Mistakes are learning opportunities. According to the fourth richest person in the world, Warren Buffett, learning from one’s mistakes is good. But, he adds, learning from other people’s mistakes is better as it saves one from havIng to suffer the consequences of an unintended error. Though experience is a great teacher, learning from those who have done the actual leg work allows those who haven’t to sit back, relax, and choose wisely – knowing what they now know. Hopefully, the below mistakes unintentionally committed by those who invested in crypto currencies will help inform your decision. Remember, to be forewarned is to be forearmed.
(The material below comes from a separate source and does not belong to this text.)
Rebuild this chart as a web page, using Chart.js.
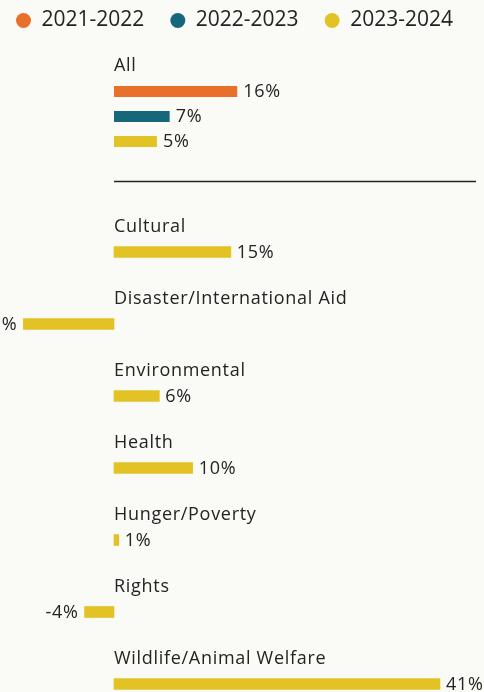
<!DOCTYPE html>
<html>
<head>
<meta charset="utf-8">
<script src="https://cdn.jsdelivr.net/npm/chart.js@4"></script>
<style>
  html, body { margin: 0; padding: 0; background: #fafaf6; overflow: hidden; }
  #wrap { position: relative; width: 484px; height: 692px; overflow: hidden; }
  .box { position: absolute; }
  #boxAll { left: -10px; top: -16px; width: 494px; height: 208px; }
  #boxCat { left: 0; top: 190px; width: 484px; height: 502px; }
</style>
</head>
<body>
<div id="wrap">
  <div class="box" id="boxAll"><canvas id="cAll"></canvas></div>
  <div class="box" id="boxCat"><canvas id="cCat"></canvas></div>
</div>
<script>
// ---------- data ----------
const seriesNames = ['2021-2022', '2022-2023', '2023-2024'];
const seriesColors = ['#e8702b', '#17677b', '#e3c226'];
const allLabel = ['All'];
const allValues = [15.5, 7.0, 5.4];            // "All", one value per series
const categories = ['Cultural', 'Disaster/International Aid', 'Environmental', 'Health',
                    'Hunger/Poverty', 'Rights', 'Wildlife/Animal Welfare'];
const catValues2324 = [14.7, -11.4, 5.7, 9.9, 0.6, -3.7, 41];   // 2023-2024 only

// ---------- layout / style constants ----------
const TEXT = '#232323';
const FONT = '"Open Sans", Lato, sans-serif';
const LABEL_SIZE = 18;
const LETTER_SPACING = '0.7px';
const ZERO_PX = 114;          // page x of the 0% line
const PX_PER_UNIT = 7.95;     // pixels per percentage point
const LABEL_GAP = 14.5;       // bar top to category-label baseline

function xRange(canvasLeft, canvasWidth) {
  return {
    min: (canvasLeft - ZERO_PX) / PX_PER_UNIT,
    max: (canvasLeft + canvasWidth - ZERO_PX) / PX_PER_UNIT
  };
}

function setTextStyle(ctx) {
  ctx.fillStyle = TEXT;
  ctx.font = LABEL_SIZE + 'px ' + FONT;
  if ('letterSpacing' in ctx) ctx.letterSpacing = LETTER_SPACING;
}

function drawValueLabels(chart) {
  const ctx = chart.ctx;
  chart.data.datasets.forEach((ds, di) => {
    chart.getDatasetMeta(di).data.forEach((bar, i) => {
      const v = ds.data[i];
      if (v === null || v === undefined) return;
      const txt = Math.round(v) + '%';
      ctx.textBaseline = 'middle';
      if (v >= 0) { ctx.textAlign = 'left'; ctx.fillText(txt, bar.x + 6, bar.y + 0.5); }
      else { ctx.textAlign = 'right'; ctx.fillText(txt, bar.x - 6, bar.y + 0.5); }
    });
  });
}

const allPlugin = {
  id: 'allLabels',
  afterDatasetsDraw(chart) {
    const ctx = chart.ctx;
    const x0 = chart.scales.x.getPixelForValue(0);
    ctx.save();
    setTextStyle(ctx);
    drawValueLabels(chart);
    const first = chart.getDatasetMeta(0).data[0];
    ctx.textAlign = 'left';
    ctx.textBaseline = 'alphabetic';
    ctx.fillText(allLabel[0], x0, first.y - first.height / 2 - LABEL_GAP);
    // separator under the "All" group
    const last = chart.getDatasetMeta(2).data[0];
    const ySep = last.y + 40;
    ctx.strokeStyle = TEXT;
    ctx.lineWidth = 1.5;
    ctx.beginPath();
    ctx.moveTo(x0, ySep);
    ctx.lineTo(chart.width - 8, ySep);
    ctx.stroke();
    ctx.restore();
  }
};

const catPlugin = {
  id: 'catLabels',
  afterDatasetsDraw(chart) {
    const ctx = chart.ctx;
    const x0 = chart.scales.x.getPixelForValue(0);
    ctx.save();
    setTextStyle(ctx);
    drawValueLabels(chart);
    ctx.textAlign = 'left';
    ctx.textBaseline = 'alphabetic';
    chart.getDatasetMeta(0).data.forEach((bar, i) => {
      ctx.fillText(categories[i], x0, bar.y - bar.height / 2 - LABEL_GAP);
    });
    ctx.restore();
  }
};

Chart.defaults.font.family = FONT;
Chart.defaults.animation = false;

// ---- chart 1: legend + "All" ----
const rA = xRange(-10, 494);
new Chart(document.getElementById('cAll'), {
  type: 'bar',
  data: {
    labels: allLabel,
    datasets: seriesNames.map((name, s) => ({
      label: name,
      data: [allValues[s]],
      backgroundColor: seriesColors[s],
      borderWidth: 0,
      categoryPercentage: 0.497,
      barPercentage: 0.44
    }))
  },
  options: {
    indexAxis: 'y',
    responsive: true,
    maintainAspectRatio: false,
    layout: { padding: 0 },
    plugins: {
      tooltip: { enabled: false },
      legend: {
        position: 'top',
        align: 'start',
        labels: {
          usePointStyle: true,
          pointStyle: 'circle',
          pointStyleWidth: 15,
          boxHeight: 10.6,
          padding: 26,
          color: TEXT,
          font: { size: 21, family: FONT }
        }
      }
    },
    scales: {
      x: { type: 'linear', min: rA.min, max: rA.max, display: false },
      y: { type: 'category', offset: true, display: false }
    }
  },
  plugins: [allPlugin]
});

// ---- chart 2: categories (2023-2024) ----
const rC = xRange(0, 484);
new Chart(document.getElementById('cCat'), {
  type: 'bar',
  data: {
    labels: categories,
    datasets: [{
      label: seriesNames[2],
      data: catValues2324,
      backgroundColor: seriesColors[2],
      borderWidth: 0,
      barThickness: 11,
      clip: false
    }]
  },
  options: {
    indexAxis: 'y',
    responsive: true,
    maintainAspectRatio: false,
    layout: { padding: { top: 62, bottom: 8, left: 0, right: 0 } },
    plugins: { tooltip: { enabled: false }, legend: { display: false } },
    scales: {
      x: { type: 'linear', min: rC.min, max: rC.max, display: false },
      y: { type: 'category', offset: false, display: false }
    }
  },
  plugins: [catPlugin]
});
</script>
</body>
</html>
Letting fear rule your decisions
There seems to be two major fears crypto investors deal with: the fear of loss and the fear of missing out. Both require the proper regulation of one’s emotions. The first fear rears it’s ugly head during trading, whether it is for the short or long term. For instance, an investor regularly purchases Bitcoin using a strategy referred to as DCA or Dollar Cost Averaging – a technique that requires one to invest a pre-determined amount in a fixed schedule regardless of a crypto’s existing market price. But what if, before your scheduled investment, the price of Bitcoin fell. Are you brave enough to make a purchase of the digital coin’s second share? Most are usually reluctant, if not terrified, do so. The fear of potential loss, though natural, is something a serious crypto investor needs to get over with. The same applies to those who are prompted to buy, rashly and unthinkingly so, for fear of missing out on the latest popular token out in the market. Reign your fears and emotions in. There are numerous crypto currency opprtunities every day thus making any fear of missing out irrelevant. Also, one way to regulate your emotions and temper your fears is by gathering all the information you need. In doing so, you let the gravity of facts sway you instead of your irrational fears.
Failing to do research
Are you willing to invest in something you know little of? Do you want to part ways with your hard-earned money based on a coin recommended by a trusted friend of your friend? If you have no information about a certain crypto and you’re solely depending on what others, or even so-called experts say, it is highly likely that you may lose money.
Do your own research. Don’t depend on hearsay. Gather all the data you need that will help you make an informed decision. Try not to rely only on experts, Twitter recommendations, or online groups. Read up on anything and everything you can get your hands on about your preferred crypto. You need not chuck out your friends’ recommendations. Consider all the data that comes to you. Weigh their worth. Feel free to go to trusted crypto currency communities such as Decred Slack, SingularDTV Slack, Crypto Twitter to get your dose of friendly and reliable crypto info. After collecting all you need to know, decide what you think and feel is best to invest in.
Not saving a hard copy of anything and everything
Crypto currency trading is primarily done online. Usernames, passwords, codes all exist and are kept in the universe of the web, and in the convenience of your computer. What would happen if your PC crashes, is stolen, or hacked? To avoid these scary scenarios, always keep a hard copy of all your passwords. Literally keep a physical, tangible copy of all these written down or printed, and stored in a secure location. Some keep their passwords in a locked safe. The same somewhat applies to saving records of your two-factor authentication code. It is important that this be similarly stored offline. Not all cryptos provide customer support. Best to do the work yourself in keeping everything secure. Your future self will thank you for it.